In the intervening years, I was asked to serve as a guest editor for a special issue dedicated to the evolution of nuclear receptors for the Journal of Steroid Biochemistry and Molecular Biology. By 2017 the time seemed right, and the journal officially invited manuscripts on this topic. Adam (by now a tenured professor) and I both thought the opportunity was too good to pass up. Finally, we had the nudge we needed to dust off those lab books and write up our results. It would be easy, right? I mean the work was already done. We “just” had to write it up.
Enter my “office archaeology” phase: I dug through my old notebooks and computer files. I eventually found the experiment I had done to evaluate the retinoid binding. Wait…experiment? As in single experiment? As in pretty rough experiment without very many replicate samples? Surely I did more than that, right? Really? That’s it???!
That led to brief existential crisis #1…is it worth doing these experiments properly at this stage, or should I scrap the idea? With encouragement from Mark Hahn (who I consider a sort of “angel on my shoulder” in tough scientific decisions) I decided to roll up my sleeves and do the work.
Leading to my “freezer archaeology” phase: I found the necessary DNA plasmids, ordered some fresh chemicals and eventually completed the experiments, which properly confirmed the general results from my “preliminary study” (that kind of dodgy experiment I did back around 2009).

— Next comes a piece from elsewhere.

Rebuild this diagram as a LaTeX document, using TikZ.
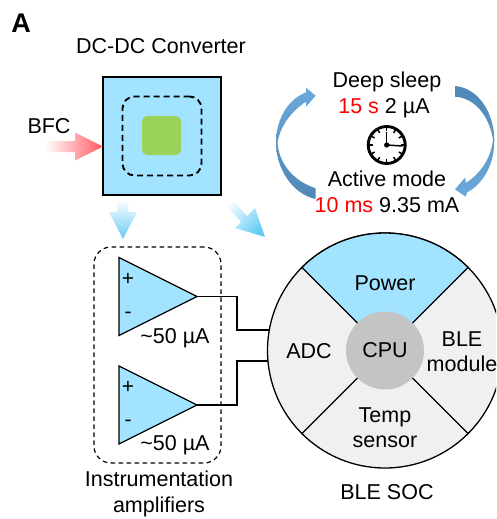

Around that time a paper was published by another group included studies of activation of the Trichoplax RXR by 9-cisRA. It was a huge surprising coincidence! We had been sitting on our data for so long, that we forgot that other groups might have similar ideas. This lead to brief existential crisis #2…was it still worth publishing our results? We decided that it was. Our study of DNA binding was still entirely new. In addition, we had used different methods to study RXR interactions with 9-cis RA. We had an opportunity to synthesize and compare our results with those from the recent study. We took a collective deep breath and moved onward.
From there, we were more-or-less golden. Adam and postdoc Jason Macrander conducted some new bioinformatic analyses, and we put the whole thing together. The manuscript was peer reviewed and has recently been published online. Phew! Lessons learned? I’m still not sure. The whole experience reminds me of a conversation I had at a conference many years ago. I was talking with a very new faculty member and her graduate student. They were describing their efforts to establish a presence in their field of research and suggested “leave nothing in the notebook!” as a motto (meaning write up and publish everything). I was impressed and inspired at the time, but I increasingly see that view as unrealistic. We need to pursue promising new directions and take advantage of emerging opportunities. There’s a balance between extracting every drop of knowledge from each effort and moving on to collect the lowest hanging fruit. Finding that balance is an art, and I’m still a journeyman in the trade.